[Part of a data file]

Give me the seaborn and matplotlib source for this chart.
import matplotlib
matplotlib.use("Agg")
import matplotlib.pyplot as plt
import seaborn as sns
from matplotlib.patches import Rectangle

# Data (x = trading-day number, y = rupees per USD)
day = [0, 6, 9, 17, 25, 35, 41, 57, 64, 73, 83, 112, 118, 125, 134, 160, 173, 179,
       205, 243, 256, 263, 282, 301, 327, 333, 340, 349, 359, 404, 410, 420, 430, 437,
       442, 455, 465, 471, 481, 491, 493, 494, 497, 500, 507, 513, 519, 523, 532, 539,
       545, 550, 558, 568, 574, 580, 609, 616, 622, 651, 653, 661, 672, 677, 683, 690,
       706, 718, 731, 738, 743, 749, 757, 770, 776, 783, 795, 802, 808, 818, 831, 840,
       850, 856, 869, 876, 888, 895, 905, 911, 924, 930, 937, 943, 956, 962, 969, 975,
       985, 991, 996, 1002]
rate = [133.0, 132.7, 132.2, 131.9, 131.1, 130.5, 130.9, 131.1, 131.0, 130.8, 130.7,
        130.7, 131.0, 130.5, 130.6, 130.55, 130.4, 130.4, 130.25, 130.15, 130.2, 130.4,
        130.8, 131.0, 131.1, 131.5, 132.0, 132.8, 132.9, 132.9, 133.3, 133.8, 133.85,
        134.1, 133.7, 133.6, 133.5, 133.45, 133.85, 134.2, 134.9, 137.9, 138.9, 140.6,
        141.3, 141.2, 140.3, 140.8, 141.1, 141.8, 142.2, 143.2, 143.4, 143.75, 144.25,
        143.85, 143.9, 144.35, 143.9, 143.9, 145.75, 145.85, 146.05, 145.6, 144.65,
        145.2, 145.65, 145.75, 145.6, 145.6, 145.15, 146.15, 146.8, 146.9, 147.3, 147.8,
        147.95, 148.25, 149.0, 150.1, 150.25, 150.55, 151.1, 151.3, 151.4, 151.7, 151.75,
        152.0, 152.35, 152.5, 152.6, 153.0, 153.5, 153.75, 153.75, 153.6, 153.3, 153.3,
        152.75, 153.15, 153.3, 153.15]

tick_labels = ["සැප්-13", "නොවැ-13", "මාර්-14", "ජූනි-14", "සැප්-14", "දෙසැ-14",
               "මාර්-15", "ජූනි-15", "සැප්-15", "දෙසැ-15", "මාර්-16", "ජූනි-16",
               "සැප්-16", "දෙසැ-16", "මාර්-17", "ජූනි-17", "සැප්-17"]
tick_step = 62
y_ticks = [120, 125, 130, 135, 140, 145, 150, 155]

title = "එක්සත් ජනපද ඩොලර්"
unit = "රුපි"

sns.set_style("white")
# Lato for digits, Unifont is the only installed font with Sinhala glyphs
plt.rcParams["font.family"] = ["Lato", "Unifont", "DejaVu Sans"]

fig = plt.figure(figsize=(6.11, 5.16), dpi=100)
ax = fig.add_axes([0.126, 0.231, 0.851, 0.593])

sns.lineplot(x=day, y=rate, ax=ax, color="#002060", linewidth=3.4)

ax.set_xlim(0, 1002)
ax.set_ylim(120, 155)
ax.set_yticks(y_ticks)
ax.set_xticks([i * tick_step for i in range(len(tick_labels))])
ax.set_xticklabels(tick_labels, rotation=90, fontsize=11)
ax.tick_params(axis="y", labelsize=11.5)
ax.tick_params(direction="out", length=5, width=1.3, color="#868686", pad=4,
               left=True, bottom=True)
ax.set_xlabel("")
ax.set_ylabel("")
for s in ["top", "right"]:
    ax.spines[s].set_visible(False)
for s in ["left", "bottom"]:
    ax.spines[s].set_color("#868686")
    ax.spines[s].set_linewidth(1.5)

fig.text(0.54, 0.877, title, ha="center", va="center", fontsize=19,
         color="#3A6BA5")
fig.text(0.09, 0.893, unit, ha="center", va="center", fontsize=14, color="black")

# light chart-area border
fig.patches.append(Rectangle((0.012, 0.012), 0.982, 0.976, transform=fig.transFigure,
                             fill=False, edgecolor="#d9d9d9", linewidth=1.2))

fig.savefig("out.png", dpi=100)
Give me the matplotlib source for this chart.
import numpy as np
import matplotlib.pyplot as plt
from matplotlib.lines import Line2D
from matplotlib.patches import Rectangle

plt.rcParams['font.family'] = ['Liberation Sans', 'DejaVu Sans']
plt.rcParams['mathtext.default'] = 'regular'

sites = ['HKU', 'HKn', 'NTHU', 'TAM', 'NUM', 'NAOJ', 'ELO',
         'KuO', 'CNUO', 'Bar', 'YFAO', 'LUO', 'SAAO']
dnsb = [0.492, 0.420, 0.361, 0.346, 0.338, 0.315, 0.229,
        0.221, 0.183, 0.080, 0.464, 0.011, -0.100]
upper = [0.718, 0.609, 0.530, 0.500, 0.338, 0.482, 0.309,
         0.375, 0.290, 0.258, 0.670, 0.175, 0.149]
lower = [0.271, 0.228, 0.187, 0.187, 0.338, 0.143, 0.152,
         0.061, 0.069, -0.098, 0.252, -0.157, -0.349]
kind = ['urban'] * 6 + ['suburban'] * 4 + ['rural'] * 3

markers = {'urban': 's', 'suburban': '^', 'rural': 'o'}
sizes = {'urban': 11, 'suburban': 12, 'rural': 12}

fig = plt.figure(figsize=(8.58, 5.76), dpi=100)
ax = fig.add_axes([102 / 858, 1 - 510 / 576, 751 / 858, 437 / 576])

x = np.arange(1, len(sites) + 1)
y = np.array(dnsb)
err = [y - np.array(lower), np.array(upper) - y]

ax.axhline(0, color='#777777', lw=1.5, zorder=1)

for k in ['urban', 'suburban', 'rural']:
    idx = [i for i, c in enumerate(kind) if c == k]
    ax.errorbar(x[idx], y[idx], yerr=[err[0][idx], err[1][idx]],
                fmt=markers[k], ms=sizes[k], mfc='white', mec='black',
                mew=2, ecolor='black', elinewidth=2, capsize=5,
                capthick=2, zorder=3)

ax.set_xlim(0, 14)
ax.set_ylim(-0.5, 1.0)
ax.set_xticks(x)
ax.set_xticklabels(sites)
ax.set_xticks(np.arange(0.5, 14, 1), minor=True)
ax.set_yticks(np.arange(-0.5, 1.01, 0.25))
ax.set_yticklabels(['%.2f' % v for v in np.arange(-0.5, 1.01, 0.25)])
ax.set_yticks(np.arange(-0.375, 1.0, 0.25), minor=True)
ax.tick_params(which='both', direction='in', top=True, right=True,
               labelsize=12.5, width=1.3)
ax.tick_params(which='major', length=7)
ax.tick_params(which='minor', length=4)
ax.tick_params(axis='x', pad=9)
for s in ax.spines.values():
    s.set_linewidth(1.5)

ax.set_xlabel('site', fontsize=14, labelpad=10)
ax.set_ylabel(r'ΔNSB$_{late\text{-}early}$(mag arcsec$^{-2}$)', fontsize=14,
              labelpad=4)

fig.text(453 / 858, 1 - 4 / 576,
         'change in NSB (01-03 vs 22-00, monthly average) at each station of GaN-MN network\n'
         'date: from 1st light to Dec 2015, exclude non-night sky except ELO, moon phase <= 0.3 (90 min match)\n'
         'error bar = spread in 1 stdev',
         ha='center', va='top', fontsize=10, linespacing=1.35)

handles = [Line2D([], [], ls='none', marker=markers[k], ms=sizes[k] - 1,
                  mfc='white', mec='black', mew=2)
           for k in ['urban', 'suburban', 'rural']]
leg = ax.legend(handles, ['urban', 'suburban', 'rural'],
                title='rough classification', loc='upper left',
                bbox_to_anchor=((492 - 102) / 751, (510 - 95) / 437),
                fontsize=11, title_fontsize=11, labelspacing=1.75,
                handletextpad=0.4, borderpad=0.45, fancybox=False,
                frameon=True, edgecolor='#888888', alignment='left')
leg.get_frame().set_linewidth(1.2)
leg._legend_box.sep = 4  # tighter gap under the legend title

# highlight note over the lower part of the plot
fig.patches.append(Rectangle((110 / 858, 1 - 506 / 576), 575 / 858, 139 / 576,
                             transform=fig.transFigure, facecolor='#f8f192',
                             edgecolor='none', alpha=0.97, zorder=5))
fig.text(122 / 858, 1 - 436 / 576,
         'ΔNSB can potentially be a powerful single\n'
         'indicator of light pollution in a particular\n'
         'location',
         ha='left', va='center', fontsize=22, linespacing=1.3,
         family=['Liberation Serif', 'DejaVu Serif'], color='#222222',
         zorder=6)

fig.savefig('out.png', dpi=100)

» CHALLENGE
Starting at the first line of the records, print each line exactly, stopping after the line that contains "ax = fig.add_axes([0.126, 0.231, 0.851, 0.593])".

» WRITTEN RESPONSE
Give me the seaborn and matplotlib source for this chart.
import matplotlib
matplotlib.use("Agg")
import matplotlib.pyplot as plt
import seaborn as sns
from matplotlib.patches import Rectangle

# Data (x = trading-day number, y = rupees per USD)
day = [0, 6, 9, 17, 25, 35, 41, 57, 64, 73, 83, 112, 118, 125, 134, 160, 173, 179,
       205, 243, 256, 263, 282, 301, 327, 333, 340, 349, 359, 404, 410, 420, 430, 437,
       442, 455, 465, 471, 481, 491, 493, 494, 497, 500, 507, 513, 519, 523, 532, 539,
       545, 550, 558, 568, 574, 580, 609, 616, 622, 651, 653, 661, 672, 677, 683, 690,
       706, 718, 731, 738, 743, 749, 757, 770, 776, 783, 795, 802, 808, 818, 831, 840,
       850, 856, 869, 876, 888, 895, 905, 911, 924, 930, 937, 943, 956, 962, 969, 975,
       985, 991, 996, 1002]
rate = [133.0, 132.7, 132.2, 131.9, 131.1, 130.5, 130.9, 131.1, 131.0, 130.8, 130.7,
        130.7, 131.0, 130.5, 130.6, 130.55, 130.4, 130.4, 130.25, 130.15, 130.2, 130.4,
        130.8, 131.0, 131.1, 131.5, 132.0, 132.8, 132.9, 132.9, 133.3, 133.8, 133.85,
        134.1, 133.7, 133.6, 133.5, 133.45, 133.85, 134.2, 134.9, 137.9, 138.9, 140.6,
        141.3, 141.2, 140.3, 140.8, 141.1, 141.8, 142.2, 143.2, 143.4, 143.75, 144.25,
        143.85, 143.9, 144.35, 143.9, 143.9, 145.75, 145.85, 146.05, 145.6, 144.65,
        145.2, 145.65, 145.75, 145.6, 145.6, 145.15, 146.15, 146.8, 146.9, 147.3, 147.8,
        147.95, 148.25, 149.0, 150.1, 150.25, 150.55, 151.1, 151.3, 151.4, 151.7, 151.75,
        152.0, 152.35, 152.5, 152.6, 153.0, 153.5, 153.75, 153.75, 153.6, 153.3, 153.3,
        152.75, 153.15, 153.3, 153.15]

tick_labels = ["සැප්-13", "නොවැ-13", "මාර්-14", "ජූනි-14", "සැප්-14", "දෙසැ-14",
               "මාර්-15", "ජූනි-15", "සැප්-15", "දෙසැ-15", "මාර්-16", "ජූනි-16",
               "සැප්-16", "දෙසැ-16", "මාර්-17", "ජූනි-17", "සැප්-17"]
tick_step = 62
y_ticks = [120, 125, 130, 135, 140, 145, 150, 155]

title = "එක්සත් ජනපද ඩොලර්"
unit = "රුපි"

sns.set_style("white")
# Lato for digits, Unifont is the only installed font with Sinhala glyphs
plt.rcParams["font.family"] = ["Lato", "Unifont", "DejaVu Sans"]

fig = plt.figure(figsize=(6.11, 5.16), dpi=100)
ax = fig.add_axes([0.126, 0.231, 0.851, 0.593])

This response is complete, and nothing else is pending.